Pourquoi a-t-on bien souvent cette boule d’émotion qui nous chavire quand on parle de cette journée qui marque un tournant dans une vie? Et si c’était parce que le volet émotionnel est beaucoup plus important que l’on pense?
Dans le même article, on souligne des conséquences alarmantes par manque de soutien qualifié :
La sous-utilisation et la surutilisation des interventions pendant la grossesse et l’accouchement contribuent, selon cette série d’études, à des complications aiguës et chroniques autant cliniques que psychologiques pour environ 20 millions de femmes enceintes dans le monde. Comme notre article sur le syndrome de stress post-traumatique suivant l’accouchement mentionnait, les conséquences psychologiques peuvent être débilitantes pour les mères.
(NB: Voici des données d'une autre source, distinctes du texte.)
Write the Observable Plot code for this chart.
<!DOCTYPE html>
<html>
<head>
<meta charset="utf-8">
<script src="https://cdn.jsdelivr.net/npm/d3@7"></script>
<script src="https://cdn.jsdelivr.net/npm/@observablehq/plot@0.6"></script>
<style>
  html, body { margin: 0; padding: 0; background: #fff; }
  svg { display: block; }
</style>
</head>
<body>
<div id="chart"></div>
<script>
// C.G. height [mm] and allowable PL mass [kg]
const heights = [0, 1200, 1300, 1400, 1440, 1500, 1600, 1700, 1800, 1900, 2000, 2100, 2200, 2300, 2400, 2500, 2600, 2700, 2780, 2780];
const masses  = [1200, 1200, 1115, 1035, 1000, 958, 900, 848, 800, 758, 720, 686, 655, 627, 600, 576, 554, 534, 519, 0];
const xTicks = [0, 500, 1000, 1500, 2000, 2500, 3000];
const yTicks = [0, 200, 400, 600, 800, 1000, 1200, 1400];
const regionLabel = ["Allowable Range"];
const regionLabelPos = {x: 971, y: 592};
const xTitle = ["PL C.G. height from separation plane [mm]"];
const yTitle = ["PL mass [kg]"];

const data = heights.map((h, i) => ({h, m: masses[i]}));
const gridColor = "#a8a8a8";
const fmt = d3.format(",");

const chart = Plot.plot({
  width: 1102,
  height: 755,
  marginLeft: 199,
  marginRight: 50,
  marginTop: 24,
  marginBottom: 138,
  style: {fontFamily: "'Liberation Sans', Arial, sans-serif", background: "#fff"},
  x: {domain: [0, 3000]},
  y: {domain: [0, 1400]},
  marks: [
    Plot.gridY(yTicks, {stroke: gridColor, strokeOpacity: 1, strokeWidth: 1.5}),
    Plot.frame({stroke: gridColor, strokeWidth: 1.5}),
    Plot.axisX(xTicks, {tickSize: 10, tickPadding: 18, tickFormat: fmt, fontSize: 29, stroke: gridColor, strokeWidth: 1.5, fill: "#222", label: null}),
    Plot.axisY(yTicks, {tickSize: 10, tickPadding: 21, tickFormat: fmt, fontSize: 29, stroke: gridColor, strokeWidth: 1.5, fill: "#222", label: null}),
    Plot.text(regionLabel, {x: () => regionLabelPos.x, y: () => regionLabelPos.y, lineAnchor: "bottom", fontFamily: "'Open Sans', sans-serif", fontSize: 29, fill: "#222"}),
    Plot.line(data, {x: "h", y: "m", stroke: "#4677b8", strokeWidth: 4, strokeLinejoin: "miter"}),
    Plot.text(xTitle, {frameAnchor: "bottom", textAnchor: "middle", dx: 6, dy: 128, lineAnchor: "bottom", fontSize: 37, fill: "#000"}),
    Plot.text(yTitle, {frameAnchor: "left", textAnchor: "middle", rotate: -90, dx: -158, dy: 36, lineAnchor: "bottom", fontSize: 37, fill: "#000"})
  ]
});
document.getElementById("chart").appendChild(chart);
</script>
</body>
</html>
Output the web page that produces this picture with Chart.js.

Il faut le dire et le répéter : la préparation à l’accouchement est essentielle et trop souvent négligée par manque de ressource. On ne demanderait jamais à personne de faire un marathon sans une préparation rigoureuse, à la fois sous l’aspect physique et psychologique. Pourtant, chaque jour on demande à des femmes de vivre une expérience d’une telle intensité sans véritable préparation. On s’étonne collectivement du haut taux d’intervention médicale et on fait porter le fardeau sur celles qui en ont recours. Ce n’est pas la solution. Il est urgent de travailler en amont pour que les femmes s’approprient leurs accouchements et qu’elles puissent les vivre comme elles le désirent, selon leurs propres convictions.
En cela, je crois qu’il est tout naturel qu’ensemble on travaille à changer les choses dès maintenant.